Meta Revamps AI Strategy with New Labs and Leadership Amidst Llama 4 Setbacks
July 6, 2026
Meta has shifted to a talent- and infrastructure-centric model by reorganizing into Meta Superintelligence Labs, concentrating on attracting top researchers with generous compensation and leveraging substantial compute resources.
This pivot follows the underwhelming Llama 4 performance and concerns over benchmark handling, which prompted leadership changes, including Yann LeCun’s departure and the creation of the TBD Lab led by Alexandr Wang.
The company identifies compute per researcher and talent density as bottlenecks and plans multiple large clusters to sustain ongoing AI work, signaling a long-term, capital-intensive strategy.
Meta highlights ambitious compute projects like the Prometheus and Louisiana Hyperion campuses as evidence of its large-scale compute ambitions, aiming to fund them from advertising-driven cash flow.

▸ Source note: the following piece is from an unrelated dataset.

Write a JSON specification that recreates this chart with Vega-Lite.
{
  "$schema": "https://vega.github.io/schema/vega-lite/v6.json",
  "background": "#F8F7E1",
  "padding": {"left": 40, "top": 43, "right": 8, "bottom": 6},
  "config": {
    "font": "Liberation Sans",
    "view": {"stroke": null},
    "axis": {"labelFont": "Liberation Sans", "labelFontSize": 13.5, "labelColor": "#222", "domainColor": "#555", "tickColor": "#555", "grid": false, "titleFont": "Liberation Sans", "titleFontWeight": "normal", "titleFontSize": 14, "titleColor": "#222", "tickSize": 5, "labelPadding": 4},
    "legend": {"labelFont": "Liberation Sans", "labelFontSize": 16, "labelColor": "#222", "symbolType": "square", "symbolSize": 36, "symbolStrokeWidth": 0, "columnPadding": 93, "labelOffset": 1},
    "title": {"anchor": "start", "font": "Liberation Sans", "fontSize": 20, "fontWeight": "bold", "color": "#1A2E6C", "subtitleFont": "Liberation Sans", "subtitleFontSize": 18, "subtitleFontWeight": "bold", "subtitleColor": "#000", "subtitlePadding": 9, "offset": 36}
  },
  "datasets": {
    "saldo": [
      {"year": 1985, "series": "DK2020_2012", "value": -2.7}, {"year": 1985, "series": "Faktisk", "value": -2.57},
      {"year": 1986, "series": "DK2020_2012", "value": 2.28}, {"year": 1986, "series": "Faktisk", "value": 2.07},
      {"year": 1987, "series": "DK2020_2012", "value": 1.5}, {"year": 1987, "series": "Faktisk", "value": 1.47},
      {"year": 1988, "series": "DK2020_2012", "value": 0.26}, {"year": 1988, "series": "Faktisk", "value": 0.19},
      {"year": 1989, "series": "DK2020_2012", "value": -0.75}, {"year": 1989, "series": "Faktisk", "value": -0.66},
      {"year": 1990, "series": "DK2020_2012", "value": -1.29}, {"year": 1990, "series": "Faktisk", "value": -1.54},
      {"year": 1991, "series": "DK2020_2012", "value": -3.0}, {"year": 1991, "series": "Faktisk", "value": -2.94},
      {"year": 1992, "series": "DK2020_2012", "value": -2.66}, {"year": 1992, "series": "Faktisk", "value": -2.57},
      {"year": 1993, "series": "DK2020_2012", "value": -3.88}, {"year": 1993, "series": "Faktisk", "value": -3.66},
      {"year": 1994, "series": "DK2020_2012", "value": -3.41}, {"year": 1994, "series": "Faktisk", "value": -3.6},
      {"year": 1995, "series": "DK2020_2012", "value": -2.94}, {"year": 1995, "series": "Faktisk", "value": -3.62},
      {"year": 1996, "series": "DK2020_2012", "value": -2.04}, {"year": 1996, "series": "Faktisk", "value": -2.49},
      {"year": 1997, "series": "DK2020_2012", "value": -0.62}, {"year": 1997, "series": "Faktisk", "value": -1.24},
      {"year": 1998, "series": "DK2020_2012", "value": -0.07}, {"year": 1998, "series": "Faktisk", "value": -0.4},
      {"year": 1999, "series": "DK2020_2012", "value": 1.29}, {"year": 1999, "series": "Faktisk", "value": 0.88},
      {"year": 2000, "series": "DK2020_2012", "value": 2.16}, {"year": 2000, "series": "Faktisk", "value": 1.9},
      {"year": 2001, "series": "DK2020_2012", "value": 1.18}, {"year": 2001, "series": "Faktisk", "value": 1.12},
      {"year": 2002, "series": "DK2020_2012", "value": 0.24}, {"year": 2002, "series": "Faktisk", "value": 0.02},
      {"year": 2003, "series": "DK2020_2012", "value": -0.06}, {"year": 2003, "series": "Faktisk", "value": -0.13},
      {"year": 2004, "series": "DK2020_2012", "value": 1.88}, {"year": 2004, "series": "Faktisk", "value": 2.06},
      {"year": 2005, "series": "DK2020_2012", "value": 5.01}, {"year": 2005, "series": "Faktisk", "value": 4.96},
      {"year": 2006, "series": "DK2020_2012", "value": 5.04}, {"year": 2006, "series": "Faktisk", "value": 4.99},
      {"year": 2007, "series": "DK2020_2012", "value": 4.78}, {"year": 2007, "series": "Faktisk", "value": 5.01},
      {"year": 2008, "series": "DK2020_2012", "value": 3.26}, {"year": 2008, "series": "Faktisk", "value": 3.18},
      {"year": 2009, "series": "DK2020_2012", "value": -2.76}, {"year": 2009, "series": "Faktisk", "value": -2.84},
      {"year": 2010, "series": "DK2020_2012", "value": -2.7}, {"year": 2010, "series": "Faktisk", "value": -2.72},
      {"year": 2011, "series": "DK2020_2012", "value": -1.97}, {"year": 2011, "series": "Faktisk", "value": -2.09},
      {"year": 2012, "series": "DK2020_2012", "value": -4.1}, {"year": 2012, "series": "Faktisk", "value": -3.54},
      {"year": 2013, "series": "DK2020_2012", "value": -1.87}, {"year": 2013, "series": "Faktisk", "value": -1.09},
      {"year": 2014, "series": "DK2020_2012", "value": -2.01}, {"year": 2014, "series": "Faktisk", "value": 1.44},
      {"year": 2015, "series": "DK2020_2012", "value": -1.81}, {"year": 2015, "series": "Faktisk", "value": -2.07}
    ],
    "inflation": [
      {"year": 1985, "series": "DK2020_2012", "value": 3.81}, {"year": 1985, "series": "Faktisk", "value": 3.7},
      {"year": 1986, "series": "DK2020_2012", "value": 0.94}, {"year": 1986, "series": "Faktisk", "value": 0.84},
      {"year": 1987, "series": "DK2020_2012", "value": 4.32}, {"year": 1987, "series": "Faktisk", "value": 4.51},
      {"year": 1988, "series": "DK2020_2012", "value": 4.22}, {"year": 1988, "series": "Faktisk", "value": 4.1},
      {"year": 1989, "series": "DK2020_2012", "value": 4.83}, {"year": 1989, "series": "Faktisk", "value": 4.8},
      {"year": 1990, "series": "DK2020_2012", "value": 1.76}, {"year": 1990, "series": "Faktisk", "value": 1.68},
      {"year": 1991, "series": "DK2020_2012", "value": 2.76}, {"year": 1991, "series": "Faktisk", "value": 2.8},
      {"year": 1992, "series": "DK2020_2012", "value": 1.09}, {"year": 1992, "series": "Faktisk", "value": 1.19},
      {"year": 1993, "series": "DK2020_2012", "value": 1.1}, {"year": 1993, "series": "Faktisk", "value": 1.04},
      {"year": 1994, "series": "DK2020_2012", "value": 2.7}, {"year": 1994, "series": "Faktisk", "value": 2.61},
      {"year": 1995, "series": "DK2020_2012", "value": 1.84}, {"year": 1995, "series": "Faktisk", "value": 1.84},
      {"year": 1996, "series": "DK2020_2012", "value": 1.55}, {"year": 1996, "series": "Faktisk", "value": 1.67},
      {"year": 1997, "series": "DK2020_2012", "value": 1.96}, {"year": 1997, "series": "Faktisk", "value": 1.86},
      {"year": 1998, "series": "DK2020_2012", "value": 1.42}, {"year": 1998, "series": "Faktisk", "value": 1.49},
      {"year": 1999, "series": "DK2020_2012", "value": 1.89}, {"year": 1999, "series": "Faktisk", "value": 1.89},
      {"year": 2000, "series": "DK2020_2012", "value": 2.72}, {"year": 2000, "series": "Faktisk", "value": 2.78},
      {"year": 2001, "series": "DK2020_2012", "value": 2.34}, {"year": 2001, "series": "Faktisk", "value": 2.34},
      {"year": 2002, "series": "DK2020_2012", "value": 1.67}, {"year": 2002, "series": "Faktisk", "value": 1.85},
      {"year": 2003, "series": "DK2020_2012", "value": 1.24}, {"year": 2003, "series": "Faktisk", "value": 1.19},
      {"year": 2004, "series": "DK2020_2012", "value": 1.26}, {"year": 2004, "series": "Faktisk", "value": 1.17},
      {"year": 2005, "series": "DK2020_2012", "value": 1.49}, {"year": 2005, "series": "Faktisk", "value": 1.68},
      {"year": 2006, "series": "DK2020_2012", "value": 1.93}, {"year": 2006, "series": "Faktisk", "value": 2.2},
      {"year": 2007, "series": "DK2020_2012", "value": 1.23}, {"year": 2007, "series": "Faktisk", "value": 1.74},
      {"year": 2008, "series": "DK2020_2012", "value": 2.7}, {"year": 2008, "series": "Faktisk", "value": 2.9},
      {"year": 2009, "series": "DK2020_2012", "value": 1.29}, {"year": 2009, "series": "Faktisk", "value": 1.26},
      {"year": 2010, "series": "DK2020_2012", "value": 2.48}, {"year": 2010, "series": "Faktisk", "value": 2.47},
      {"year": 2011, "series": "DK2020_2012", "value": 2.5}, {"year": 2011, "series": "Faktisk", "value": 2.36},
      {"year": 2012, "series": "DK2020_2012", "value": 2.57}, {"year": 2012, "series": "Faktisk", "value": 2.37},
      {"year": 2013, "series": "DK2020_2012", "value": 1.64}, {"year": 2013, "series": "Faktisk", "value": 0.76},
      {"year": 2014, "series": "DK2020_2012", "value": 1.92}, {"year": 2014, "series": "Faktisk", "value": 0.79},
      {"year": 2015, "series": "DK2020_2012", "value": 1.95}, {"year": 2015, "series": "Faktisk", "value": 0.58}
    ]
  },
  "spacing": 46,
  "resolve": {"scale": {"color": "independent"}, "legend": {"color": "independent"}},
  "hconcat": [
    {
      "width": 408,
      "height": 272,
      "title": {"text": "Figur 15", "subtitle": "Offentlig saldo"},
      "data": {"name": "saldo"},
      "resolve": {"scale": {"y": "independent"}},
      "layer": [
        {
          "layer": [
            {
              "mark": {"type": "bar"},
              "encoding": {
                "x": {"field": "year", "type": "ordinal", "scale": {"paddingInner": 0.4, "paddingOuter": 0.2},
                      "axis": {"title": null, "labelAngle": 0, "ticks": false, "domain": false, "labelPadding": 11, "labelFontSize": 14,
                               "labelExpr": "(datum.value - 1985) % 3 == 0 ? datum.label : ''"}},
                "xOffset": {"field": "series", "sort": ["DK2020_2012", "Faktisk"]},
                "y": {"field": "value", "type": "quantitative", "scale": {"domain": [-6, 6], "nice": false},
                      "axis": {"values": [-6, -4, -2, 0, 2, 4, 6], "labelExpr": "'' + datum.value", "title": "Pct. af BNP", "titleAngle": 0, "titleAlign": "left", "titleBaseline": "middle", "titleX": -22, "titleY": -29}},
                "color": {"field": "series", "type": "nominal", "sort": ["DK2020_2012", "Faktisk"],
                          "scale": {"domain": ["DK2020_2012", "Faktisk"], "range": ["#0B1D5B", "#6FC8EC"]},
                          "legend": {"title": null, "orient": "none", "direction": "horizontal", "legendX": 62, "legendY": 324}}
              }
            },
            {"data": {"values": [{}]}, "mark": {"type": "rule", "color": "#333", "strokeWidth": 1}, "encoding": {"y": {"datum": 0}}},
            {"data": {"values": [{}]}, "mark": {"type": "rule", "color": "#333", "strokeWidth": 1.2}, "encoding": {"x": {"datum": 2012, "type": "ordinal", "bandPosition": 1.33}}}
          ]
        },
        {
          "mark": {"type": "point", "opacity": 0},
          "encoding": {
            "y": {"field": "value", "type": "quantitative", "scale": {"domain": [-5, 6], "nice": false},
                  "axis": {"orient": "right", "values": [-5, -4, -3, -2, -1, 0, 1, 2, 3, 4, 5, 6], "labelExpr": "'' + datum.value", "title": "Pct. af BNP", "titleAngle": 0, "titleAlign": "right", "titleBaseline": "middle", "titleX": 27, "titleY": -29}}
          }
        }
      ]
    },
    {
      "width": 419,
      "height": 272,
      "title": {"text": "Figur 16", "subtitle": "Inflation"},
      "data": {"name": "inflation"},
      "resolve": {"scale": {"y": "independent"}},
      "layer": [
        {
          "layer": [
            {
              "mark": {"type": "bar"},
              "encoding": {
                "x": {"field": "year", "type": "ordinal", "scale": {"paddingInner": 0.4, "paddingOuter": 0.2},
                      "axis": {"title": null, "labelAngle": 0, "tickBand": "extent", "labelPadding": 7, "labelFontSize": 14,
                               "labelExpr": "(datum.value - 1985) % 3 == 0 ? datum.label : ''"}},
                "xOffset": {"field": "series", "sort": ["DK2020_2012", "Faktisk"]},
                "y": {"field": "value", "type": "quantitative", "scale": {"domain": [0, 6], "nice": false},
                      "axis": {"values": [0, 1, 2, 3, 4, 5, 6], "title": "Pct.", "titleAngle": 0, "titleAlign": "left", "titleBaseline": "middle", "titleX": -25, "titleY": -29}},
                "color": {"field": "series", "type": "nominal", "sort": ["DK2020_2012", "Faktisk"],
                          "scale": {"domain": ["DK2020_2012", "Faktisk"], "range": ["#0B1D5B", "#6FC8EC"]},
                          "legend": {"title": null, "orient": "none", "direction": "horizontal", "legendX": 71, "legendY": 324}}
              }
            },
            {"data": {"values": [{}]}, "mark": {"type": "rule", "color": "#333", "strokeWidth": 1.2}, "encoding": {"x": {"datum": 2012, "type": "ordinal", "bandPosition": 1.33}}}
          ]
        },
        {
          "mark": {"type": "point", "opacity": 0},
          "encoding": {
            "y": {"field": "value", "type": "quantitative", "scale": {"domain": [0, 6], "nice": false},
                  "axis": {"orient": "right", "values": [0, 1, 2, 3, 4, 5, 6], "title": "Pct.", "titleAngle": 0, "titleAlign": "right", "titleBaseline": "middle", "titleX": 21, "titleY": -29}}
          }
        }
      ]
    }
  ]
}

CEO Mark Zuckerberg says his primary role is to recruit the best people and provide massive compute and infrastructure, not to dictate research ideas.

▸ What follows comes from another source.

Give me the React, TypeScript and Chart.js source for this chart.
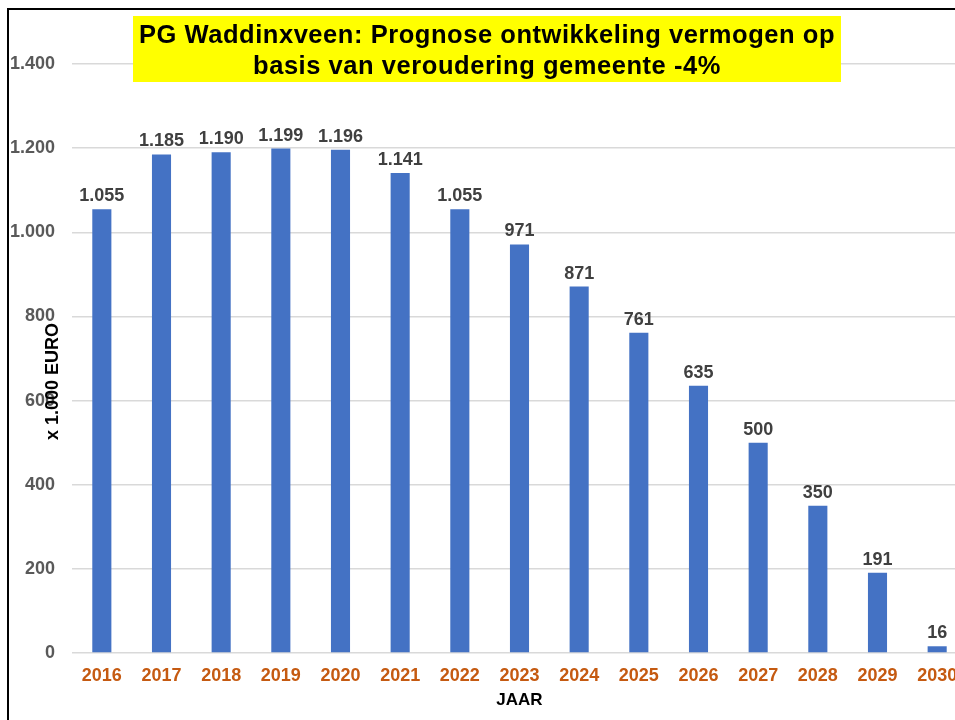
import { useEffect, useRef } from "react";
import { Chart, registerables } from "chart.js";

Chart.register(...registerables);

const years = ["2016", "2017", "2018", "2019", "2020", "2021", "2022", "2023", "2024", "2025", "2026", "2027", "2028", "2029", "2030"];
const vermogen = [1055, 1185, 1190, 1199, 1196, 1141, 1055, 971, 871, 761, 635, 500, 350, 191, 16];
const yMin = 0;
const yMax = 1400;
const yStep = 200;
const titleLines = ["PG Waddinxveen: Prognose ontwikkeling vermogen op", "basis van veroudering gemeente -4%"];
const yTitle = "x 1.000 EURO";
const xTitle = "JAAR";

const FONT = '"Liberation Sans", Arial, Helvetica, sans-serif';

const fmt = (v: number) => String(Math.round(v)).replace(/\B(?=(\d{3})+(?!\d))/g, ".");

const overlayPlugin = {
  id: "overlay",
  afterDatasetsDraw(chart: any) {
    const ctx = chart.ctx as CanvasRenderingContext2D;
    const meta = chart.getDatasetMeta(0);
    ctx.save();
    ctx.font = `bold 18px ${FONT}`;
    ctx.fillStyle = "#404040";
    ctx.textAlign = "center";
    ctx.textBaseline = "alphabetic";
    meta.data.forEach((el: any, i: number) => {
      ctx.fillText(fmt(vermogen[i]), el.x, el.y - 8);
    });
    ctx.restore();
  },
  afterDraw(chart: any) {
    const ctx = chart.ctx as CanvasRenderingContext2D;
    const a = chart.chartArea;
    ctx.save();
    // axis titles
    ctx.fillStyle = "#000";
    ctx.font = `bold 17px ${FONT}`;
    ctx.textAlign = "center";
    ctx.textBaseline = "middle";
    ctx.fillText(xTitle, (a.left + a.right) / 2, a.bottom + 47);
    ctx.save();
    ctx.translate(a.left - 19, (a.top + a.bottom) / 2 + 23);
    ctx.rotate(-Math.PI / 2);
    ctx.font = `bold 18px ${FONT}`;
    ctx.fillText(yTitle, 0, 0);
    ctx.restore();
    // title box
    ctx.fillStyle = "#FFFF00";
    ctx.fillRect(133, 16, 708, 66);
    ctx.fillStyle = "#000";
    ctx.font = `bold 25.5px ${FONT}`;
    (ctx as any).letterSpacing = "0.55px";
    ctx.textAlign = "center";
    ctx.textBaseline = "alphabetic";
    ctx.fillText(titleLines[0], 487, 43);
    ctx.fillText(titleLines[1], 487, 74);
    ctx.restore();
  },
};

export default function App() {
  const ref = useRef<HTMLCanvasElement>(null);
  useEffect(() => {
    const chart = new Chart(ref.current!, {
      type: "bar",
      data: {
        labels: years,
        datasets: [
          {
            data: vermogen,
            backgroundColor: "#4472C4",
            borderColor: "#8EA9DB",
            borderWidth: 0,
            barPercentage: 0.32,
            categoryPercentage: 1,
          },
        ],
      },
      options: {
        responsive: false,
        animation: false,
        layout: { padding: { left: 0, right: 8, top: 64, bottom: 0 } },
        plugins: { legend: { display: false }, tooltip: { enabled: false }, title: { display: false } },
        scales: {
          x: {
            grid: { display: false, drawTicks: false },
            border: { display: false },
            ticks: { color: "#C55A11", font: { family: FONT, size: 18, weight: "bold" }, padding: 12, maxRotation: 0, autoSkip: false },
            afterFit: (s: any) => { s.height = 67; },
          },
          y: {
            min: yMin,
            max: yMax,
            grid: { color: "#D9D9D9", lineWidth: 1.5, drawTicks: false },
            border: { display: false },
            ticks: {
              stepSize: yStep,
              color: "#595959",
              font: { family: FONT, size: 18, weight: "bold" },
              padding: 17,
              callback: (v: any) => fmt(Number(v)),
            },
            afterFit: (s: any) => { s.width = 72; },
          },
        },
      },
      plugins: [overlayPlugin],
    });
    return () => chart.destroy();
  }, []);
  return (
    <div style={{ position: "fixed", left: 0, top: 0, width: 955, height: 720, overflow: "hidden", background: "#fff" }}>
      <div style={{ position: "absolute", left: 7, top: 8, width: 1000, height: 800, borderLeft: "2.5px solid #000", borderTop: "2.5px solid #000" }} />
      <div style={{ position: "absolute", left: 0, top: 0, width: 975, height: 720 }}>
        <canvas ref={ref} width={975} height={720} style={{ display: "block" }} />
      </div>
    </div>
  );
}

He reiterates that he cannot—and does not—select research directions, instead trusting researchers and infrastructure to drive AI progress.
Meta laid off roughly 600 people from the Superintelligence Labs in October as part of organizational and strategic realignment in AI development.
LeCun’s exit underscores a contrast between his open academic approach and Wang’s more controlled, infrastructure-driven model at Meta.